Advanced Manual Testing Interview Q&A
1. What's the difference between severity and priority in defect tracking?
Answer:
• Severity indicates the impact of a defect on the application's functionality-for example, a crash is "Critical," while a typo might be "Minor."
• Priority dictates the order in which defects are fixed, based on business needs-for instance, a cosmetic bug in the checkout flow may get high priority despite low severity.
2. How do you approach risk-based testing?
Answer:
• Identify and rank features by risk-factors include business impact, usage frequency, and past defect density.
• Allocate more rigorous test effort (exploratory sessions, boundary checks) to high-risk areas, and lighter regression checks to low-risk parts.
3. Can you explain the Defect Life Cycle (Bug Lifecycle)?
Answer:
• A defect typically moves through states: New → Assigned → Open → Fixed →
Retest → Closed (with possible Reopen if validation fails).
4. What is exploratory testing, and when should it be used?
Answer:
• Exploratory testing is an unscripted, simultaneous learning-test design-execution approach, ideal for uncovering edge-case defects that scripted tests miss.
• Use it in early sprints, before hard test artifacts exist, and as a supplement to automation for critical flows.

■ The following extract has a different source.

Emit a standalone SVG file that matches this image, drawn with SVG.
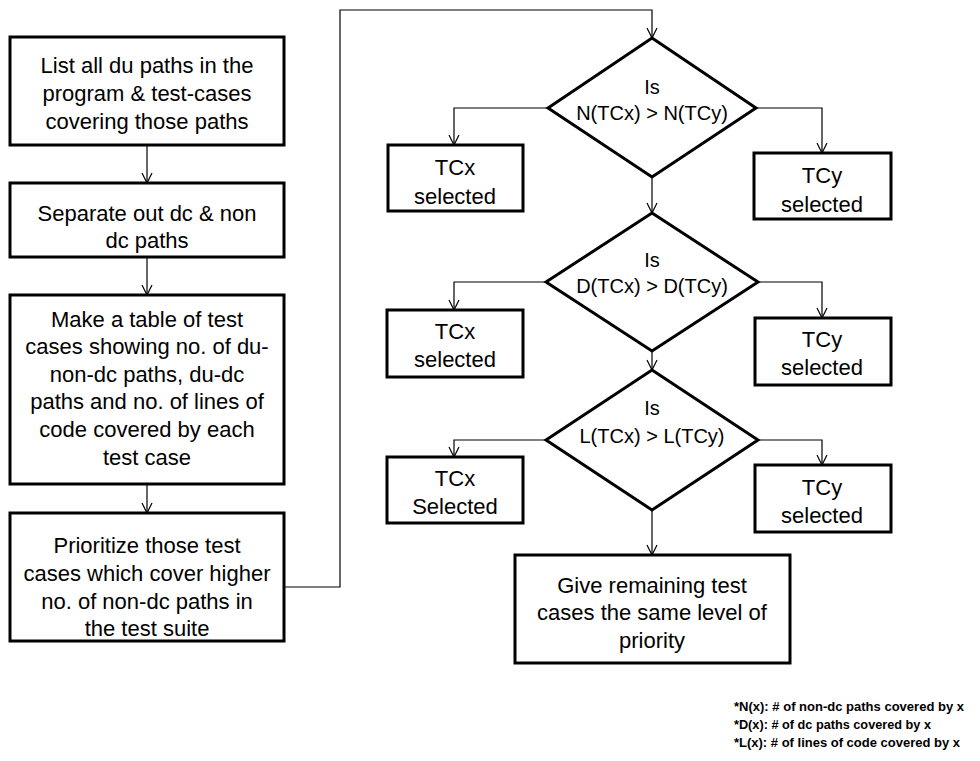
<svg xmlns="http://www.w3.org/2000/svg" width="980" height="761" viewBox="0 0 980 761">
<defs>
<marker id="arr" markerUnits="userSpaceOnUse" markerWidth="12" markerHeight="12" viewBox="0 0 12 12" refX="11" refY="6" orient="auto">
<path d="M1,1 L11,6 L1,11" fill="none" stroke="#000" stroke-width="1.2"/>
</marker>
<style>
.box{fill:#fff;stroke:#000;stroke-width:3}
.dia{fill:#fff;stroke:#000;stroke-width:3}
.t{font-family:"Liberation Sans",Arial,sans-serif;font-size:22px;fill:#000;text-anchor:middle}
.d{font-size:20px}
.c{fill:none;stroke:#000;stroke-width:1.2;marker-end:url(#arr)}
.n{font-family:"Liberation Sans",Arial,sans-serif;font-size:13.5px;font-weight:bold;fill:#000}
</style>
</defs>
<rect width="980" height="761" fill="#fff"/>
<g id="connectors">
<path class="c" d="M147,145 V183"/>
<path class="c" d="M147,257 V295"/>
<path class="c" d="M147,484 V513"/>
<path class="c" d="M284,587 H340 V10 H652 V38"/>
<path class="c" d="M548,108 H454 V145"/>
<path class="c" d="M756,108 H822 V153"/>
<path class="c" d="M652,177 V213"/>
<path class="c" d="M546,282 H454 V310"/>
<path class="c" d="M758,282 H822 V318"/>
<path class="c" d="M652,351 V370"/>
<path class="c" d="M546,440 H454 V457"/>
<path class="c" d="M758,440 H822 V465"/>
<path class="c" d="M652,510 V555"/>
</g>
<g id="n1"><rect class="box" x="10" y="37" width="274" height="108"/>
<text class="t" x="147" y="73">List all du paths in the</text>
<text class="t" x="147" y="101">program &amp; test-cases</text>
<text class="t" x="147" y="129">covering those paths</text></g>
<g id="n2"><rect class="box" x="10" y="183" width="274" height="74"/>
<text class="t" x="147" y="221">Separate out dc &amp; non</text>
<text class="t" x="147" y="248">dc paths</text></g>
<g id="n3"><rect class="box" x="10" y="295" width="274" height="189"/>
<text class="t" x="147" y="327">Make a table of test</text>
<text class="t" x="147" y="354">cases showing no. of du-</text>
<text class="t" x="147" y="382">non-dc paths, du-dc</text>
<text class="t" x="147" y="409">paths and no. of lines of</text>
<text class="t" x="147" y="437">code covered by each</text>
<text class="t" x="147" y="465">test case</text></g>
<g id="n4"><rect class="box" x="10" y="513" width="274" height="128"/>
<text class="t" x="147" y="553">Prioritize those test</text>
<text class="t" x="147" y="581">cases which cover higher</text>
<text class="t" x="147" y="609">no. of non-dc paths in</text>
<text class="t" x="147" y="636">the test suite</text></g>
<g id="d1"><polygon class="dia" points="652,38 756,108 652,177 548,108"/>
<text class="t d" x="652" y="94">Is</text>
<text class="t d" x="652" y="120">N(TCx) &gt; N(TCy)</text></g>
<g id="x1"><rect class="box" x="388" y="145" width="135" height="66"/>
<text class="t" x="455" y="175">TCx</text>
<text class="t" x="455" y="204">selected</text></g>
<g id="y1"><rect class="box" x="754" y="153" width="137" height="66"/>
<text class="t" x="822" y="183">TCy</text>
<text class="t" x="822" y="212">selected</text></g>
<g id="d2"><polygon class="dia" points="652,213 758,282 652,351 546,282"/>
<text class="t d" x="652" y="267">Is</text>
<text class="t d" x="652" y="293">D(TCx) &gt; D(TCy)</text></g>
<g id="x2"><rect class="box" x="387" y="310" width="136" height="67"/>
<text class="t" x="455" y="339">TCx</text>
<text class="t" x="455" y="367">selected</text></g>
<g id="y2"><rect class="box" x="755" y="318" width="136" height="67"/>
<text class="t" x="822" y="347">TCy</text>
<text class="t" x="822" y="375">selected</text></g>
<g id="d3"><polygon class="dia" points="652,370 758,440 652,510 546,440"/>
<text class="t d" x="652" y="415">Is</text>
<text class="t d" x="652" y="443">L(TCx) &gt; L(TCy)</text></g>
<g id="x3"><rect class="box" x="387" y="457" width="136" height="66"/>
<text class="t" x="455" y="486">TCx</text>
<text class="t" x="455" y="514">Selected</text></g>
<g id="y3"><rect class="box" x="755" y="465" width="136" height="67"/>
<text class="t" x="822" y="495">TCy</text>
<text class="t" x="822" y="523">selected</text></g>
<g id="n5"><rect class="box" x="515" y="555" width="275" height="108"/>
<text class="t" x="652" y="593">Give remaining test</text>
<text class="t" x="652" y="620">cases the same level of</text>
<text class="t" x="652" y="648">priority</text></g>
<g id="notes">
<text class="n" x="734" y="711" textLength="230" lengthAdjust="spacingAndGlyphs">*N(x): # of non-dc paths covered by x</text>
<text class="n" x="734" y="729" textLength="197" lengthAdjust="spacingAndGlyphs">*D(x): # of dc paths covered by x</text>
<text class="n" x="734" y="747" textLength="226" lengthAdjust="spacingAndGlyphs">*L(x): # of lines of code covered by x</text>
</g>
</svg>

5. What metrics do you track to measure testing effectiveness?
Answer:
• Defect Density (defects per KLOC or function points) and Defect Leakage (bugs escaped to production) gauge quality and coverage.
• Test Case Execution Rate, Automation Coverage, and Mean Time to Detect/Fix help assess team productivity and process gaps.
6. What is Defect Cascading?
Answer:
• Defect cascading in software testing means when one defect leads to the discovery of other defects. It often occurs because the original defect was not fixed properly. This cascading causes a chain reaction of errors, making it difficult to source of the problem.
• It can lead to many issues like minor performance slowdowns, system crashes, etc making it a severe risk to developers and testers.
• Understanding defect cascading can help to prevent them from happening in their process.
7. What is Beta Testing?
Answer:
Beta testing is the process of testing a software product or service in a real-world environment before its official release. It helps identify bugs and errors that may have been missed during the development process.
• During beta testing, the software is made available to a selected group of users who are willing to test the product and provide feedback to the developers.
• The beta testers typically use the software in various ways, attempting to find any issues, bugs, or usability problems.
• They then provide feedback on their experience, reporting any problems or issues encountered.